GIVEN REQUEST → A verbatim copy is needed of the lines from the one containing "Write a web" down to the one containing "const seriesNames = ['Low", inclusive. Print it with no pictures.

::::

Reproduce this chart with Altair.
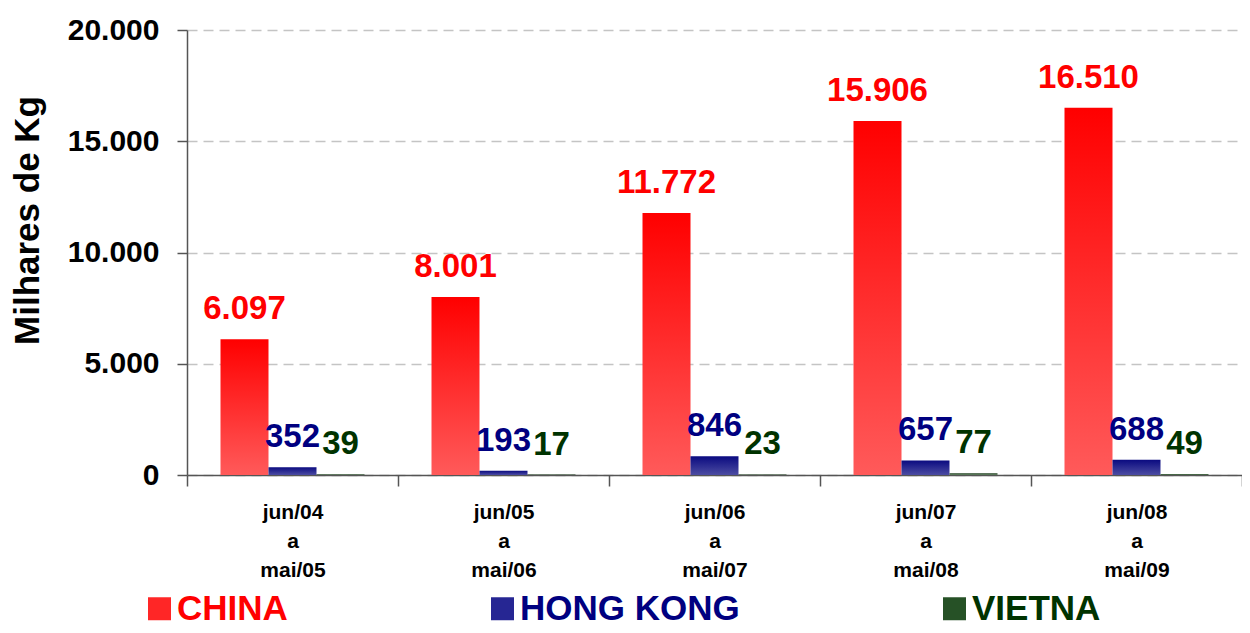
import altair as alt
import pandas as pd

periods = ["jun/04 a mai/05", "jun/05 a mai/06", "jun/06 a mai/07", "jun/07 a mai/08", "jun/08 a mai/09"]
series = ["CHINA", "HONG KONG", "VIETNA"]
china = [6097, 8001, 11772, 15906, 16510]
hong_kong = [352, 193, 846, 657, 688]
vietna = [39, 17, 23, 77, 49]

label_colors = ["#FF0000", "#000080", "#003300"]
grad_stops = [("#FF0000", "#FF5A5A"), ("#0A0A80", "#4C4CA2"), ("#1A3A1A", "#6E8E6E")]

rows = []
for s, vals in zip(series, [china, hong_kong, vietna]):
    for p, v in zip(periods, vals):
        rows.append({"period": p, "series": s, "value": v})
df = pd.DataFrame(rows)

FONT = "Liberation Sans"

x_enc = alt.X(
    "period:N", sort=periods,
    scale=alt.Scale(paddingInner=0, paddingOuter=0),
    axis=alt.Axis(
        title=None, tickBand="extent", labelAngle=0,
        labelExpr="split(datum.label, ' ')",
        labelFont=FONT, labelFontSize=21, labelFontWeight="bold", labelColor="black",
        labelLineHeight=29, labelPadding=15, labelBaseline="top",
        tickSize=11, tickColor="#555555", tickWidth=1.5,
        domainColor="#555555", domainWidth=1.5, grid=False,
    ),
)
xo_enc = alt.XOffset("series:N", sort=series,
                     scale=alt.Scale(domain=series, paddingInner=0, paddingOuter=0.698))
y_enc = alt.Y(
    "value:Q",
    scale=alt.Scale(domain=[0, 20000], nice=False),
    axis=alt.Axis(
        values=[0, 5000, 10000, 15000, 20000],
        labelExpr="replace(format(datum.value, ','), ',', '.')",
        labelFont=FONT, labelFontSize=30, labelFontWeight="bold", labelColor="black",
        labelPadding=18, tickSize=10, tickColor="#555555", tickWidth=1.5,
        domainColor="#555555", domainWidth=1.5,
        grid=True, gridDash=[10, 6], gridColor="#C4C4C4", gridWidth=1.5,
        title="Milhares de Kg", titleFont=FONT, titleFontSize=35, titleFontWeight="bold",
        titleColor="black", titleX=-149, titleY=190, titleBaseline="alphabetic",
    ),
)

label_color_expr = "datum.value == 'CHINA' ? '#FF0000' : (datum.value == 'HONG KONG' ? '#000080' : '#003300')"

color_enc = alt.Color(
    "series:N",
    scale=alt.Scale(domain=series, range=label_colors),
    legend=alt.Legend(
        orient="none", legendX=-45, legendY=561, direction="horizontal", title=None,
        symbolType="square", symbolSize=529, symbolStrokeWidth=0, symbolOpacity=0.85,
        labelFont=FONT, labelFontSize=35, labelFontWeight="bold",
        labelColor=alt.ExprRef(label_color_expr), labelLimit=500,
        labelOffset=0, columnPadding=197, padding=0,
    ),
)

layers = []
for i, s in enumerate(series):
    top, bottom = grad_stops[i]
    grad = alt.Gradient(
        gradient="linear",
        stops=[alt.GradientStop(color=top, offset=0), alt.GradientStop(color=bottom, offset=1)],
        x1=0, x2=0, y1=0, y2=1,
    )
    bars = alt.Chart().transform_filter(alt.datum.series == s).mark_bar(fill=grad).encode(
        x=x_enc, xOffset=xo_enc, y=y_enc
    )
    layers.append(bars)

texts = alt.Chart().transform_calculate(
    label="replace(format(datum.value, ','), ',', '.')"
).mark_text(
    font=FONT, fontSize=33, fontWeight="bold",
    dy=-20, baseline="alphabetic", align="center",
).encode(x=x_enc, xOffset=xo_enc, y=y_enc, text="label:N", color=color_enc)
layers.append(texts)

chart = alt.layer(*layers, data=df).properties(
    width=1055, height=445,
    autosize=alt.AutoSizeParams(type="none"),
    padding={"left": 179, "top": 22, "right": 0, "bottom": 152},
).configure_view(stroke=None)

chart.save("out.html", embed_options={"renderer": "svg", "actions": False})
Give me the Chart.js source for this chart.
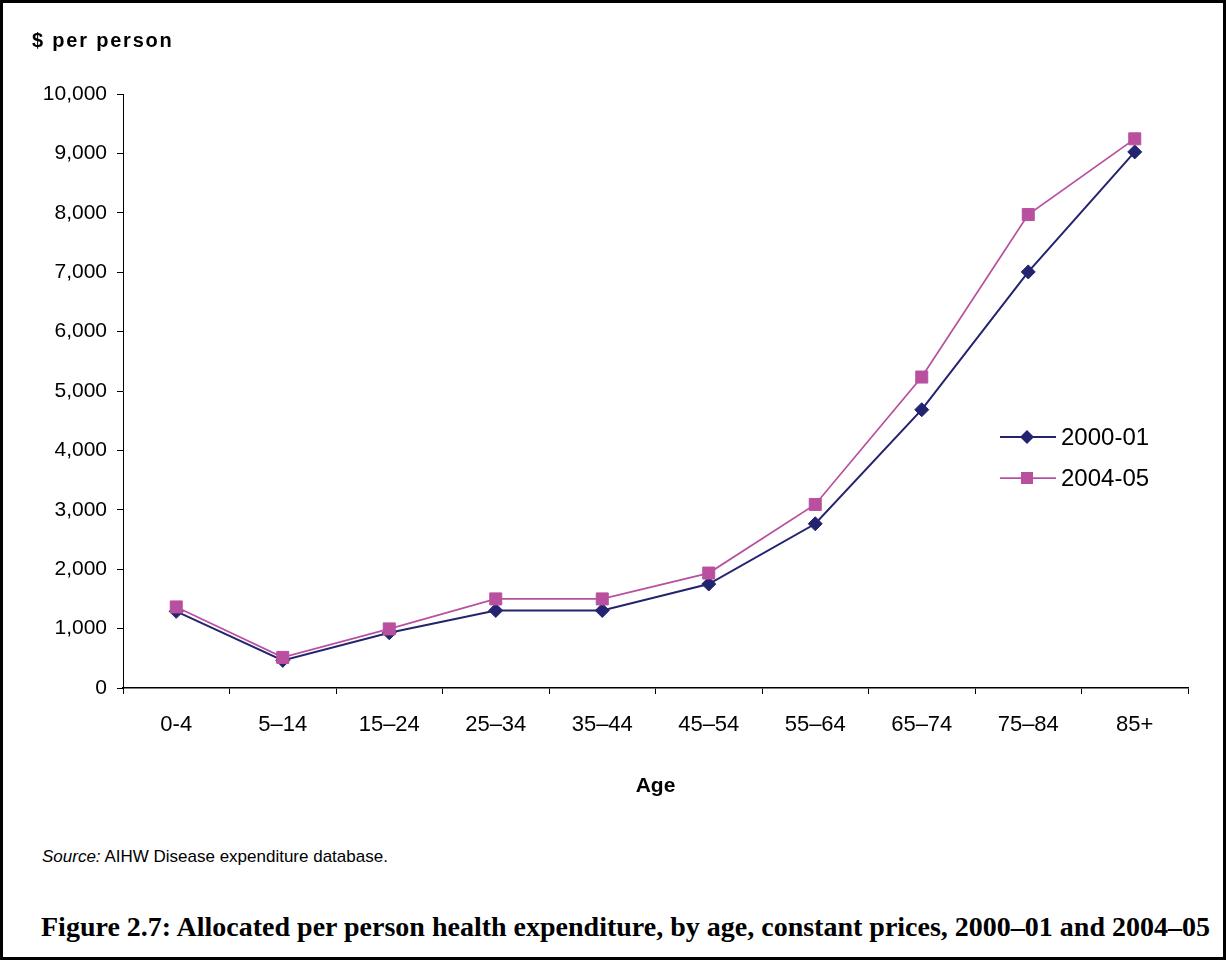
<!DOCTYPE html>
<html lang="en">
<head>
<meta charset="utf-8">
<title>Allocated per person health expenditure, by age</title>
<script src="https://cdn.jsdelivr.net/npm/chart.js"></script>
<style>
  html, body { margin: 0; padding: 0; background: #fff; }
  #page { position: relative; width: 1226px; height: 962px; overflow: hidden; background: #fff; }
  #frame { position: absolute; left: 0; top: 0; width: 1226px; height: 960px; box-sizing: border-box; border: 3px solid #000; }
  #chart { position: absolute; left: 0; top: 0; }
  .txt { position: absolute; white-space: nowrap; color: #000; }
  #ytitle { left: 32px; top: 28px; font: bold 20px "Liberation Sans", Arial, sans-serif; letter-spacing: 1.8px; line-height: 24px; }
  #source { left: 42px; top: 846px; font: 17px "Liberation Sans", Arial, sans-serif; line-height: 21px; }
  #caption { left: 41px; top: 912px; font: bold 24px "Liberation Serif", "Times New Roman", serif; line-height: 30px; }
</style>
</head>
<body>
<div id="page">
  <div id="frame"></div>
  <canvas id="chart" width="1226" height="820"></canvas>
  <div class="txt" id="ytitle">$ per person</div>
  <div class="txt" id="source"><i>Source:</i> AIHW Disease expenditure database.</div>
  <div class="txt" id="caption">Figure 2.7: Allocated per person health expenditure, by age, constant prices, 2000–01 and 2004–05</div>
</div>
<script>
// Age groups and allocated expenditure per person ($, constant prices)
const ageGroups = ['0-4', '5–14', '15–24', '25–34', '35–44', '45–54', '55–64', '65–74', '75–84', '85+'];
const spend2000 = [1290, 465, 930, 1305, 1305, 1750, 2765, 4685, 7005, 9025];
const spend2004 = [1365, 515, 995, 1500, 1500, 1935, 3090, 5235, 7970, 9245];
const seriesNames = ['2000-01', '2004-05'];
const yMax = 10000;
const yStep = 1000;

const NAVY = '#23236f';
const PINK = '#b9509f';
const SANS = '"Liberation Sans", Arial, sans-serif';

// Size the caption font so the line spans the figure width
(function fitCaption() {
  const el = document.getElementById('caption');
  const target = 1169;
  const base = 24;
  const w = el.getBoundingClientRect().width;
  if (w > 0) el.style.fontSize = (base * target / w).toFixed(2) + 'px';
})();

function drawMarker(ctx, style, x, y, r, color) {
  ctx.save();
  ctx.fillStyle = color;
  ctx.beginPath();
  if (style === 'rectRot') {
    ctx.moveTo(x, y - r); ctx.lineTo(x + r, y); ctx.lineTo(x, y + r); ctx.lineTo(x - r, y);
  } else {
    const s = r * Math.SQRT1_2;
    ctx.rect(x - s, y - s, 2 * s, 2 * s);
  }
  ctx.closePath();
  ctx.fill();
  ctx.restore();
}

// Legend sitting inside the plot, to the right
const sideLegend = {
  id: 'sideLegend',
  afterDraw(chart) {
    const ctx = chart.ctx;
    const rows = [437, 478];
    chart.data.datasets.forEach((ds, i) => {
      const y = rows[i];
      ctx.save();
      ctx.strokeStyle = ds.borderColor;
      ctx.lineWidth = ds.borderWidth;
      ctx.beginPath();
      ctx.moveTo(1000, y);
      ctx.lineTo(1056, y);
      ctx.stroke();
      drawMarker(ctx, ds.pointStyle, 1027, y, ds.pointRadius, ds.pointBackgroundColor);
      ctx.fillStyle = '#000';
      ctx.font = '24px ' + SANS;
      ctx.textAlign = 'left';
      ctx.textBaseline = 'middle';
      ctx.fillText(ds.label, 1061, y + 1);
      ctx.restore();
    });
  }
};

new Chart(document.getElementById('chart'), {
  type: 'line',
  data: {
    labels: ageGroups,
    datasets: [
      {
        label: seriesNames[0],
        data: spend2000,
        borderColor: NAVY,
        backgroundColor: NAVY,
        borderWidth: 2,
        pointStyle: 'rectRot',
        pointRadius: 7,
        pointBackgroundColor: NAVY,
        pointBorderColor: NAVY,
        pointBorderWidth: 1,
        tension: 0,
        order: 2
      },
      {
        label: seriesNames[1],
        data: spend2004,
        borderColor: PINK,
        backgroundColor: PINK,
        borderWidth: 1.75,
        pointStyle: 'rect',
        pointRadius: 8.5,
        pointBackgroundColor: PINK,
        pointBorderColor: PINK,
        pointBorderWidth: 1,
        tension: 0,
        order: 1
      }
    ]
  },
  options: {
    responsive: false,
    animation: false,
    events: [],
    layout: { padding: { left: 0, top: 94, right: 38, bottom: 0 } },
    plugins: {
      legend: { display: false },
      tooltip: { enabled: false },
      title: { display: false }
    },
    scales: {
      x: {
        type: 'category',
        offset: true,
        grid: { offset: true, drawOnChartArea: false, drawTicks: true, tickLength: 6, color: '#000', lineWidth: 1 },
        border: { display: true, color: '#000', width: 1.5 },
        ticks: { color: '#000', padding: 18, font: { family: SANS, size: 22, lineHeight: 1.2 }, maxRotation: 0, autoSkip: false },
        title: { display: true, text: 'Age', color: '#000', font: { family: SANS, size: 21, weight: 'bold', lineHeight: 1.2 }, padding: { top: 0, bottom: 21 } },
        afterFit(scale) { scale.height = 132; }
      },
      y: {
        min: 0,
        max: yMax,
        grid: { drawOnChartArea: false, drawTicks: true, tickLength: 6, color: '#000', lineWidth: 1 },
        border: { display: true, color: '#000', width: 1 },
        ticks: {
          stepSize: yStep,
          color: '#000',
          padding: 10,
          font: { family: SANS, size: 21, lineHeight: 1.2 },
          callback: (v) => Number(v).toLocaleString('en-US')
        },
        afterFit(scale) { scale.width = 123; }
      }
    }
  },
  plugins: [sideLegend]
});
</script>
</body>
</html>
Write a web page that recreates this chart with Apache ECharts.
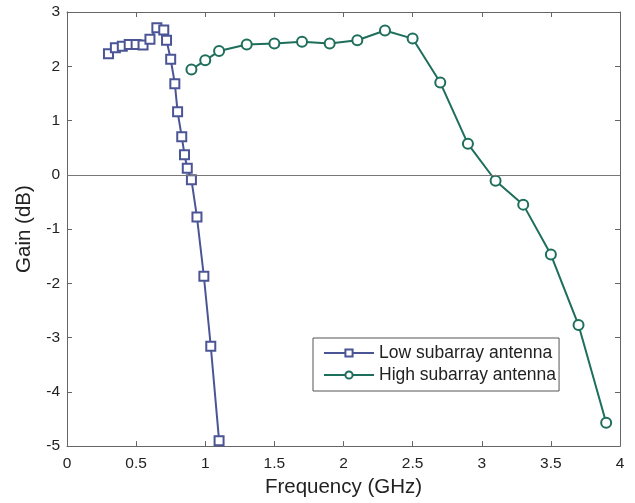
<!DOCTYPE html>
<html><head><meta charset="utf-8">
<script src="https://cdn.jsdelivr.net/npm/echarts@6/dist/echarts.min.js"></script>
<style>html,body{margin:0;padding:0;background:#fff}#c{width:635px;height:503px}</style>
</head><body><div id="c"></div>
<script>
const lowFreq = [0.3,0.35,0.4,0.45,0.5,0.55,0.6,0.65,0.7,0.72,0.75,0.78,0.8,0.83,0.85,0.87,0.9,0.94,0.99,1.04,1.1];
const lowGain = [2.23,2.34,2.37,2.40,2.40,2.39,2.50,2.71,2.67,2.48,2.13,1.68,1.16,0.70,0.37,0.12,-0.09,-0.78,-1.87,-3.16,-4.90];
const highFreq = [0.9,1.0,1.1,1.3,1.5,1.7,1.9,2.1,2.3,2.5,2.7,2.9,3.1,3.3,3.5,3.7,3.9];
const highGain = [1.94,2.11,2.28,2.40,2.42,2.45,2.42,2.48,2.66,2.51,1.70,0.57,-0.11,-0.55,-1.47,-2.77,-4.57];
const seriesNames = ['Low subarray antenna','High subarray antenna'];

const font = 'Liberation Sans, Arial, sans-serif';
const lowColor = '#4b5596';
const highColor = '#1d6e5b';
const axisCol = '#666';
const chart = echarts.init(document.getElementById('c'));
const zip = (a,b)=>a.map((v,i)=>[v,b[i]]);
const baseAxis = {
  axisLine:{show:true,onZero:false,lineStyle:{color:axisCol,width:1}},
  axisTick:{show:true,inside:true,length:5,lineStyle:{color:axisCol}},
  splitLine:{show:false}
};
chart.setOption({
  backgroundColor:'#fff',
  animation:false,
  grid:{left:67,right:15,top:12,bottom:55},
  xAxis:[
    Object.assign({type:'value',min:0,max:4,interval:0.5,position:'bottom',
      name:'Frequency (GHz)',nameLocation:'middle',nameGap:30,
      nameTextStyle:{fontFamily:font,fontSize:20.5,color:'#222'},
      axisLabel:{fontFamily:font,fontSize:15.5,color:'#222',margin:10}},baseAxis),
    Object.assign({type:'value',min:0,max:4,interval:0.5,position:'top',
      axisLabel:{show:false}},baseAxis)
  ],
  yAxis:[
    Object.assign({type:'value',min:-5,max:3,interval:1,position:'left',
      name:'Gain (dB)',nameLocation:'middle',nameGap:32,
      nameTextStyle:{fontFamily:font,fontSize:20.5,color:'#222'},
      axisLabel:{fontFamily:font,fontSize:15.5,color:'#222',margin:7}},baseAxis),
    Object.assign({type:'value',min:-5,max:3,interval:1,position:'right',
      axisLabel:{show:false}},baseAxis)
  ],
  legend:{
    orient:'vertical',left:313,top:338,
    backgroundColor:'#fff',borderColor:'#555',borderWidth:1,borderRadius:0,
    padding:[6,3,7,10],itemGap:4,itemWidth:50,itemHeight:9,
    textStyle:{fontFamily:font,fontSize:17.5,color:'#222',padding:[0,0,0,0]},
    data:seriesNames
  },
  series:[
    {name:seriesNames[0],type:'line',data:zip(lowFreq,lowGain),
      symbol:'rect',symbolSize:9,showAllSymbol:true,
      lineStyle:{color:lowColor,width:2},
      itemStyle:{color:'#fff',borderColor:lowColor,borderWidth:2},
      z:3,
      markLine:{silent:true,symbol:'none',label:{show:false},
        lineStyle:{color:'#777',width:1.2,type:'solid'},data:[{yAxis:0}]}},
    {name:seriesNames[1],type:'line',data:zip(highFreq,highGain),
      symbol:'circle',symbolSize:10,showAllSymbol:true,
      lineStyle:{color:highColor,width:2},
      itemStyle:{color:'#fff',borderColor:highColor,borderWidth:2},
      z:3}
  ]
});
</script></body></html>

::::

PROBLEM SOLUTION →
Write a web page that recreates this chart with Apache ECharts.
<!DOCTYPE html>
<html><head><meta charset="utf-8">
<script src="https://cdn.jsdelivr.net/npm/echarts@6/dist/echarts.min.js"></script>
<style>html,body{margin:0;padding:0;background:#fff}#c{width:635px;height:503px}</style>
</head><body><div id="c"></div>
<script>
const lowFreq = [0.3,0.35,0.4,0.45,0.5,0.55,0.6,0.65,0.7,0.72,0.75,0.78,0.8,0.83,0.85,0.87,0.9,0.94,0.99,1.04,1.1];
const lowGain = [2.23,2.34,2.37,2.40,2.40,2.39,2.50,2.71,2.67,2.48,2.13,1.68,1.16,0.70,0.37,0.12,-0.09,-0.78,-1.87,-3.16,-4.90];
const highFreq = [0.9,1.0,1.1,1.3,1.5,1.7,1.9,2.1,2.3,2.5,2.7,2.9,3.1,3.3,3.5,3.7,3.9];
const highGain = [1.94,2.11,2.28,2.40,2.42,2.45,2.42,2.48,2.66,2.51,1.70,0.57,-0.11,-0.55,-1.47,-2.77,-4.57];
const seriesNames = ['Low subarray antenna','High subarray antenna'];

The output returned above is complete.